Wednesday, July 16, 2014

Ray Fisman on Swedish school vouchers

Ray Fisman reports on the Swedish experience with vouchers and how it hasn't quire worked out as well as one might hope.  Ray Fisman isn't a naïve opponent of school reform -- he has been willing to discuss some rather strong findings arguing for improvements in how we handle teachers.  But he is pretty rough on Sweden, which apparently has more students going to for profit schools than anywhere else in the developed world. 

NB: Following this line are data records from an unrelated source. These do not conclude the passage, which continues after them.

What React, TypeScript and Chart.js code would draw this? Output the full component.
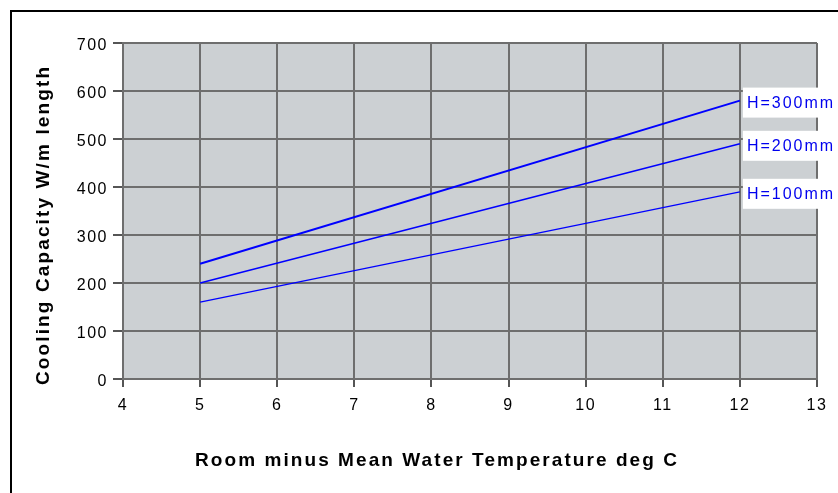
import React, { useEffect, useRef } from "react";
import { Chart, registerables } from "chart.js";

Chart.register(...registerables);

const xValues = [5, 12];
const h300 = [240, 580];
const h200 = [200, 490];
const h100 = [160, 390];
const seriesLabels = ["H=300mm", "H=200mm", "H=100mm"];
const xTitle = "Room minus Mean Water Temperature deg C";
const yTitle = "Cooling Capacity W/m length";

const FONT = "'Liberation Sans', Arial, sans-serif";

function fitSpacing(ctx: CanvasRenderingContext2D, text: string, target: number) {
  (ctx as any).letterSpacing = "0px";
  const w = ctx.measureText(text).width;
  return Math.max(0, (target - w) / (text.length - 1));
}

const decorPlugin = {
  id: "decor",
  beforeDraw(chart: any) {
    const { ctx, chartArea } = chart;
    ctx.save();
    ctx.fillStyle = "#ffffff";
    ctx.fillRect(0, 0, chart.width, chart.height);
    ctx.strokeStyle = "#000000";
    ctx.lineWidth = 2;
    ctx.strokeRect(11, 11, chart.width + 20, chart.height + 20);
    ctx.fillStyle = "#ccd0d3";
    ctx.fillRect(chartArea.left, chartArea.top, chartArea.right - chartArea.left, chartArea.bottom - chartArea.top);
    ctx.restore();
    (ctx as any).letterSpacing = "1.5px";
  },
  afterDraw(chart: any) {
    const { ctx } = chart;
    ctx.save();
    ctx.fillStyle = "#000000";
    ctx.font = `bold 19px ${FONT}`;
    ctx.textAlign = "center";
    ctx.textBaseline = "middle";
    let sp = fitSpacing(ctx, xTitle, 482);
    (ctx as any).letterSpacing = `${sp}px`;
    ctx.fillText(xTitle, 436 + sp / 2, 461);
    (ctx as any).letterSpacing = "0px";
    sp = fitSpacing(ctx, yTitle, 318);
    ctx.translate(44, 226);
    ctx.rotate(-Math.PI / 2);
    (ctx as any).letterSpacing = `${sp}px`;
    ctx.fillText(yTitle, sp / 2, 0);
    ctx.restore();

    ctx.save();
    ctx.font = `16px ${FONT}`;
    ctx.textAlign = "left";
    ctx.textBaseline = "middle";
    (ctx as any).letterSpacing = "2px";
    chart.data.datasets.forEach((ds: any, i: number) => {
      const meta = chart.getDatasetMeta(i);
      const pt = meta.data[meta.data.length - 1];
      ctx.fillStyle = "#ffffff";
      ctx.fillRect(pt.x + 3, pt.y - 13, 200, 30);
      ctx.fillStyle = "#0000ee";
      ctx.fillText(ds.label, pt.x + 7, pt.y + 3);
    });
    ctx.restore();
  },
};

export default function App() {
  const ref = useRef<HTMLCanvasElement>(null);
  useEffect(() => {
    document.body.style.margin = "0";
    const widths = [2, 1.5, 1.3];
    const series = [h300, h200, h100];
    const chart = new Chart(ref.current!, {
      type: "line",
      data: {
        datasets: series.map((s, i) => ({
          label: seriesLabels[i],
          data: xValues.map((x, j) => ({ x, y: s[j] })),
          borderColor: "#0000ff",
          borderWidth: widths[i],
          pointRadius: 0,
          tension: 0,
          fill: false,
        })),
      },
      options: {
        responsive: false,
        animation: false,
        layout: { padding: { left: 0, top: 43, right: 21, bottom: 0 } },
        plugins: { legend: { display: false }, tooltip: { enabled: false } },
        scales: {
          x: {
            type: "linear",
            min: 4,
            max: 13,
            ticks: { stepSize: 1, color: "#000", font: { family: FONT, size: 16 }, padding: 9, maxRotation: 0 },
            grid: { color: "#6e6e6e", lineWidth: 2, tickLength: 8, tickColor: "#555" },
            border: { color: "#6e6e6e", width: 2 },
            afterFit: (s: any) => { s.height = 114; },
          },
          y: {
            min: 0,
            max: 700,
            ticks: { stepSize: 100, color: "#000", font: { family: FONT, size: 16 }, padding: 5, labelOffset: 3 },
            grid: { color: "#6e6e6e", lineWidth: 2, tickLength: 10, tickColor: "#555" },
            border: { color: "#6e6e6e", width: 2 },
            afterFit: (s: any) => { s.width = 123; },
          },
        },
      },
      plugins: [decorPlugin],
    });
    return () => chart.destroy();
  }, []);
  return <canvas ref={ref} width={838} height={493} style={{ display: "block" }} />;
}
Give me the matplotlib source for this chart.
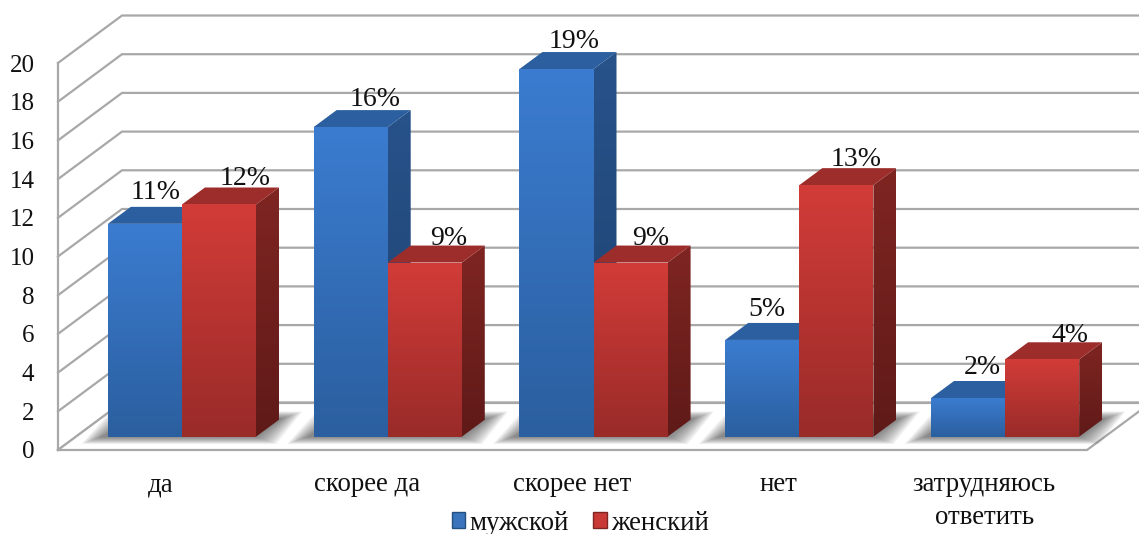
import numpy as np
import matplotlib
matplotlib.use("Agg")
import matplotlib.pyplot as plt
from matplotlib.colors import LinearSegmentedColormap
from matplotlib.patches import Polygon, Patch

plt.rcParams['font.family'] = ['Liberation Serif', 'DejaVu Serif']

categories = ['да', 'скорее да', 'скорее нет', 'нет', 'затрудняюсь\nответить']
male = [11, 16, 19, 5, 2]
female = [12, 9, 9, 13, 4]
series_names = ['мужской', 'женский']
yticks = list(range(0, 21, 2))

# hand-placed label nudges of the original (pixels from the default spot)
male_nudge = [11, 24, 18, 5, 14]
female_nudge = [26, 24, 20, 20, 28]
male_lift = [14, 11, 11, 13, 14]
female_lift = [9, 7, 7, 9, 7]

W, H = 1139, 534
L, R, T, B = 58, 1087, 63, 450
fig = plt.figure(figsize=(W / 100, H / 100), dpi=100, facecolor='white')
ax = fig.add_axes([L / W, 1 - B / H, (R - L) / W, (B - T) / H])
ax.set_xlim(-0.5, 4.5)
ax.set_ylim(0, 20)
ux = (R - L) / 5      # pixels per category
uy = (B - T) / 20     # pixels per value unit
px = lambda p: p / ux
py = lambda p: p / uy

WALL_DX, WALL_DY = px(64), py(47.5)
OFF_X, OFF_Y = px(21), py(13.3)
BAR_DX, BAR_DY = px(23), py(17)
BAR_W = 0.36
GRID = '#a8a8a8'
xmax_back = 4.5 + px(80)

# walls
for v in yticks:
    ax.plot([-0.5, -0.5 + WALL_DX, xmax_back], [v, v + WALL_DY, v + WALL_DY],
            color=GRID, lw=1.6, clip_on=False, zorder=1, solid_joinstyle='miter')
ax.plot([-0.5, -0.5], [0, 20], color=GRID, lw=1.6, clip_on=False, zorder=1)

# white floor hides the part of the wall lines that lies beneath it
ax.add_patch(Polygon([(-0.5, 0), (4.5, 0), (4.5 + WALL_DX, WALL_DY), (-0.5 + WALL_DX, WALL_DY)],
                     closed=True, fc='white', ec='none', zorder=1.2, clip_on=False))
ax.plot([-0.5 + WALL_DX, xmax_back], [WALL_DY, WALL_DY], color=GRID, lw=1.6, clip_on=False, zorder=1.3)
ax.plot([-0.5, -0.5 + WALL_DX], [0, WALL_DY], color=GRID, lw=1.6, clip_on=False, zorder=1.3)
ax.plot([-0.5, 4.5, 4.5 + WALL_DX], [0, 0, WALL_DY], color=GRID, lw=1.6, clip_on=False,
        zorder=1.3, solid_joinstyle='miter')

# soft floor shadow around each pair
for i in range(len(categories)):
    x0 = i - BAR_W + OFF_X
    x1 = i + BAR_W + OFF_X
    n = 24
    for k in range(n):
        gx, gy = px(k * 0.9), py(k * 0.32)
        poly = [(x0 - px(6) - gx, OFF_Y - gy),
                (x1 + gx, OFF_Y - gy),
                (x1 + BAR_DX + px(3) + gx, OFF_Y + BAR_DY + py(1) + gy),
                (x0 + BAR_DX - gx, OFF_Y + BAR_DY + py(1) + gy)]
        ax.add_patch(Polygon(poly, closed=True, fc='#404040', ec='none', alpha=0.036,
                             zorder=1.4, clip_on=False))


def grad(c_top, c_bot):
    return LinearSegmentedColormap.from_list('g', [c_bot, c_top])


GRAD = np.linspace(0, 1, 128).reshape(-1, 1)


def face(poly, cmap, z):
    xs, ys = zip(*poly)
    im = ax.imshow(GRAD, origin='lower', cmap=cmap, aspect='auto', zorder=z,
                   extent=(min(xs), max(xs), min(ys), max(ys)), interpolation='bilinear')
    patch = Polygon(poly, closed=True, transform=ax.transData, fc='none', ec='none')
    ax.add_patch(patch)
    patch.set_clip_on(False)
    im.set_clip_box(fig.bbox)      # images fall back to the axes box otherwise
    im.set_clip_path(patch)


def bar3d(left, value, colors, z):
    xa, xb = left + OFF_X, left + BAR_W + OFF_X
    y0, y1 = OFF_Y, value + OFF_Y
    side = [(xb, y0), (xb + BAR_DX, y0 + BAR_DY), (xb + BAR_DX, y1 + BAR_DY), (xb, y1)]
    face(side, grad(colors['side_top'], colors['side_bot']), z)
    top = [(xa, y1), (xb, y1), (xb + BAR_DX, y1 + BAR_DY), (xa + BAR_DX, y1 + BAR_DY)]
    ax.add_patch(Polygon(top, closed=True, fc=colors['top'], ec='none', zorder=z + 0.1, clip_on=False))
    face([(xa, y0), (xb, y0), (xb, y1), (xa, y1)],
         grad(colors['front_top'], colors['front_bot']), z + 0.2)


BLUE = dict(front_top='#3b7cd0', front_bot='#2b5f9f', side_top='#27528a', side_bot='#1f4270', top='#2c5f9f')
RED = dict(front_top='#d23c38', front_bot='#992b29', side_top='#7f2522', side_bot='#5f1a18', top='#9c2d2b')

for i in range(len(categories)):
    z = 2 + i
    bar3d(i - BAR_W, male[i], BLUE, z)
    bar3d(i, female[i], RED, z + 0.4)

# value labels
for i in range(len(categories)):
    for left, vals, nudge, lift in ((i - BAR_W, male, male_nudge, male_lift),
                                    (i, female, female_nudge, female_lift)):
        ax.text(left + BAR_W / 2 + OFF_X + px(nudge[i]), vals[i] + OFF_Y + BAR_DY + py(lift[i]),
                f'{vals[i]}%', ha='center', va='center', fontsize=20, color='#111111',
                zorder=20, clip_on=False)

ax.set_xlim(-0.5, 4.5)
ax.set_ylim(0, 20)
ax.set_xticks(range(len(categories)), categories, linespacing=1.4)
ax.set_yticks(yticks)
ax.tick_params(axis='both', length=0, labelcolor='#111111')
ax.tick_params(axis='y', pad=17, labelsize=18)
ax.tick_params(axis='x', pad=16, labelsize=19.4)
for s in ax.spines.values():
    s.set_visible(False)
ax.patch.set_visible(False)

handles = [Patch(fc='#3a74bd', ec='#24507f', label=series_names[0]),
           Patch(fc='#c93a37', ec='#7f2522', label=series_names[1])]
fig.legend(handles=handles, loc='center', bbox_to_anchor=(580.5 / W, 1 - 523 / H), ncols=2,
           frameon=False, fontsize=19.4, handlelength=0.5, handleheight=0.5,
           handletextpad=0.17, columnspacing=0.9, borderpad=0, labelcolor='#111111')

fig.savefig('out.png', dpi=100)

He rather clearly points out the basic problem:
None of this is terribly surprising—in econ 101 we learn that markets work their magic when buyers and sellers are well-informed about what’s getting bought and sold, and can therefore transact with one another without fear of getting conned. The apparent failure of the Swedish schooling experiment is a lesson in the inability of markets to solve problems where it’s hard to compare the educational “product” that’s offered, and the outcomes you can observe are subject to manipulation. It’s also a reminder that the cold, hard calculations of markets aren’t necessarily suited to the realm of education. Governments don’t shut schools because they fail to turn a profit. Private equity firms do. The parents of more than 10,000 students learned this difference the hard way last year, when the Danish private equity group Axcel abruptly announced its exit from the Swedish school market, stating that it could no longer cover the continued losses.
If we had really good, real time information on educational quality then this would be a less difficult problem.  After all, if informed decisions can be made then it makes sense that a liberal country like Sweden would want to empower parents to make the best decisions for their children.  Now, it is possible to argue that tweaking some feature of the Swedish approach could result in better outcomes -- much is possible.  But these sort of ecological examples certainly raise the bar for evidence of this approach working when it is fully scaled up (unlike something like KIPP which isn't necessarily intended to scale to all children in the US).